Dalam hadits di atas, Nabi shallallahu alaihi
wa sallam menceritakan tentang tiga orang yang sebelumnya mendapatkan musibah
pada badan dan kekurangan pada hartanya, lalu Allah hendak menguji mereka, maka
Dia hilangkan musibah yang mereka alami dan Dia limpahkan harta kepada mereka,
lalu Dia utus seorang malaikat dengan keadaan yang sesuai dengan masing-masing
mereka sambil meminta sesuatu dari mereka. Ketika itulah tampak jelas keadaan
mereka. Dua orang dari mereka kufur kepada nikmat Allah sehingga mendapatkan
kemurkaan-Nya, sedangkan yang seorang bersyukur, ia akui nikmat Allah dan
menyandarkan kepada-Nya, ia pun memenuhi hak Allah pada hartanya sehingga ia
mendapatkan keridhaan Allah Azza wa Jalla.
Dalam hadits di atas diterangkan keadaan
orang yang bersyukur dan keadaan orang yang kufur.

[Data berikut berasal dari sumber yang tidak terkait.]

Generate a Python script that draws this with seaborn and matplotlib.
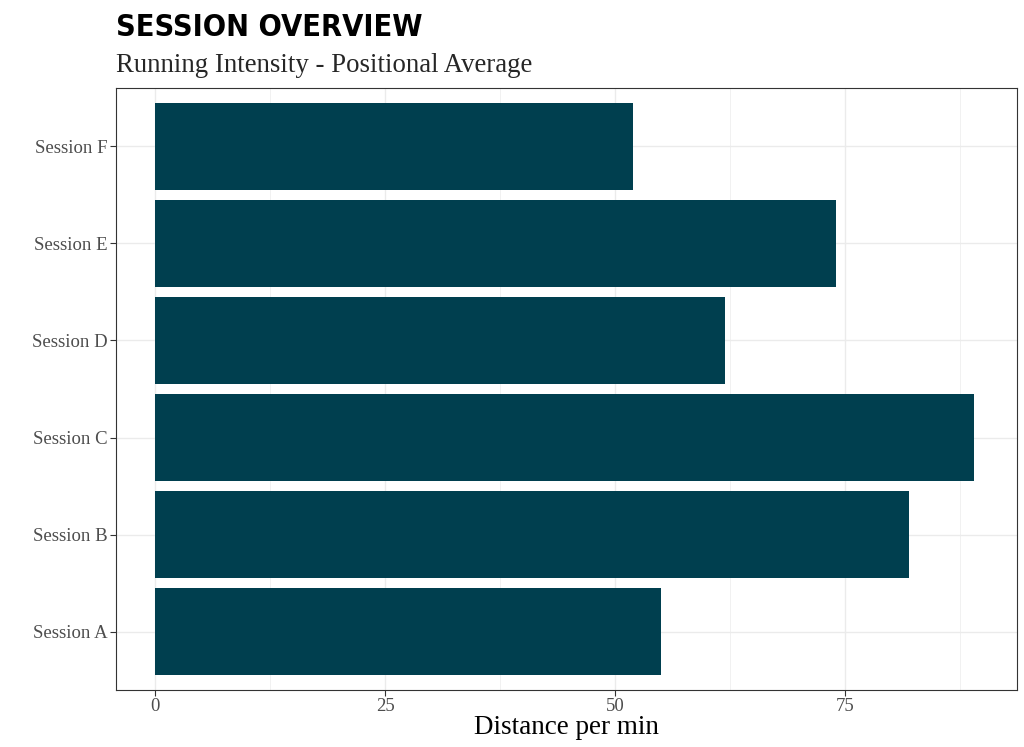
import matplotlib
matplotlib.use('Agg')
import pandas as pd
import matplotlib.pyplot as plt
import seaborn as sns
from matplotlib.ticker import MultipleLocator

# Dữ liệu
sessions = ['Session A', 'Session B', 'Session C', 'Session D', 'Session E', 'Session F']
distance = [55, 82, 89, 62, 74, 52]
x_ticks = [0, 25, 50, 75]

df = pd.DataFrame({'session': sessions, 'distance': distance})

sns.set_style('white')
plt.rcParams['font.family'] = ['Liberation Serif', 'DejaVu Serif']

fig = plt.figure(figsize=(10.24, 7.47), dpi=100)
ax = fig.add_axes([0.1133, 0.0763, 0.8799, 0.8059])

sns.barplot(data=df, x='distance', y='session', order=sessions[::-1],
            color='#003f4f', saturation=1, width=0.9, linewidth=0, ax=ax)

ax.set_xlim(-4.24, 93.7)
ax.set_ylim(5.6, -0.6)
ax.set_xticks(x_ticks)
ax.xaxis.set_minor_locator(MultipleLocator(12.5))
ax.grid(True, which='major', color='#ebebeb', linewidth=1.0)
ax.grid(True, which='minor', axis='x', color='#ebebeb', linewidth=0.5)
ax.set_axisbelow(True)
for s in ax.spines.values():
    s.set_color('#333333')
    s.set_linewidth(0.8)

ax.tick_params(axis='both', which='major', bottom=True, left=True, length=4, width=0.8,
               color='#333333', labelsize=13.5, labelcolor='#4d4d4d', pad=2)
ax.tick_params(axis='x', which='minor', length=0)
ax.set_ylabel('')
ax.set_xlabel('Distance per min', fontsize=19.5, color='black', labelpad=0)

# Tiêu đề
fig.text(0.1133, 0.944, 'SESSION OVERVIEW', fontsize=22, fontweight='bold',
         family=['DejaVu Sans'], fontstretch='condensed', color='black',
         va='bottom', ha='left')
fig.text(0.1133, 0.895, 'Running Intensity - Positional Average', fontsize=19.3,
         va='bottom', ha='left')

plt.savefig('out.png', dpi=100)
plt.close()
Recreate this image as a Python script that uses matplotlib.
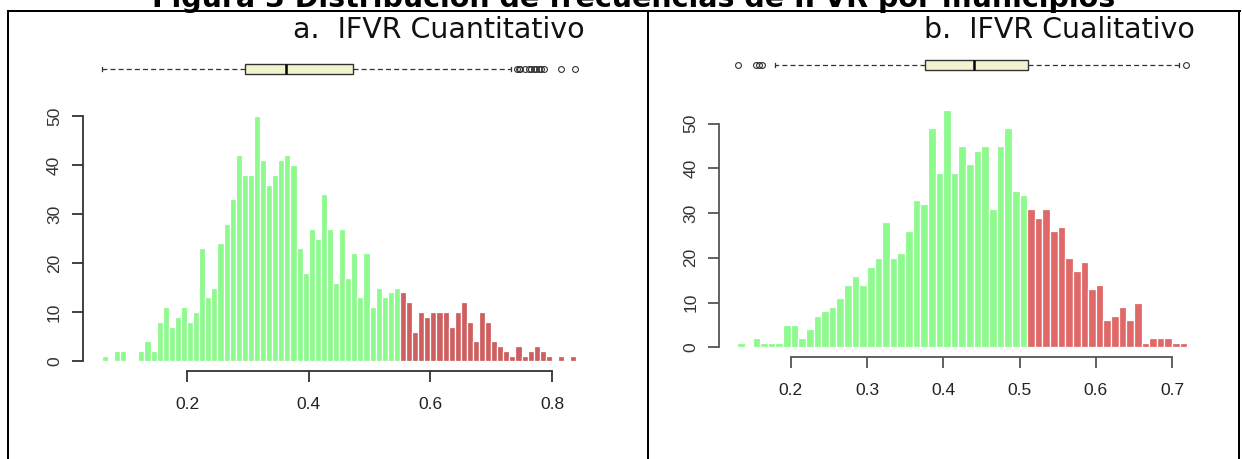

Syukur meliputi mengakui bahwa semua nikmat
berasal dari Allah, memuji dan menyebut nama-Nya, melaksanakan perintah Allah
dan menjauhi larangan-Nya, serta menggunakan nikmat Allah untuk ketaatan
kepada-Nya; bukan untuk kemaksiatan. Termasuk syukur juga adalah memenuhi hak
Allah pada harta yang diberikan kepadanya.
Kesimpulan:
1.
Wajibnya mensyukuri nikmat Allah pada harta yang
diberikan-Nya kepada kita dan memenuhi hak Allah Ta’ala.
2.
Haramnya kufur nikmat dan tidak mengeluarkan hak harta.
3.
Menyebutkan sejarah dan kisah orang terdahulu agar
diambil pelajaran.
4.
Allah juga menguji hamba-hamba-Nya dengan
nikmat-nikmat-Nya.
5.
Para malaikat dapat menjelma menjadi manusia dengan izin
Allah.
6.
Kesungguhan para perawi hadits untuk meriwayatkan hadits
dengan lafaznya.
Wallahu a’lam wa shallallahu ala Nabiyyina Muhammad wa
alaa alihi wa shahbihi wa sallam
Marwan bin Musa
Maraaji’: Al Mulakhkhash fi Syarh
Kitab At Tauhid (Dr. Shalih Al
Fauzan), At Taqsim wat Taq’id lil Qaulil Mufid (Haitsam bin Muhammad
Sarhan), dll.
[i] Tidak menggunakan kata “dan” karena hal itu menunjukkan keikutsertaan makhluk dengan Allah Subhaanahu wa Ta'aala, oleh karenanya menggunakan kata “kemudian,” karena kata “kemudian” tidak menunjukkan keikutsertaan.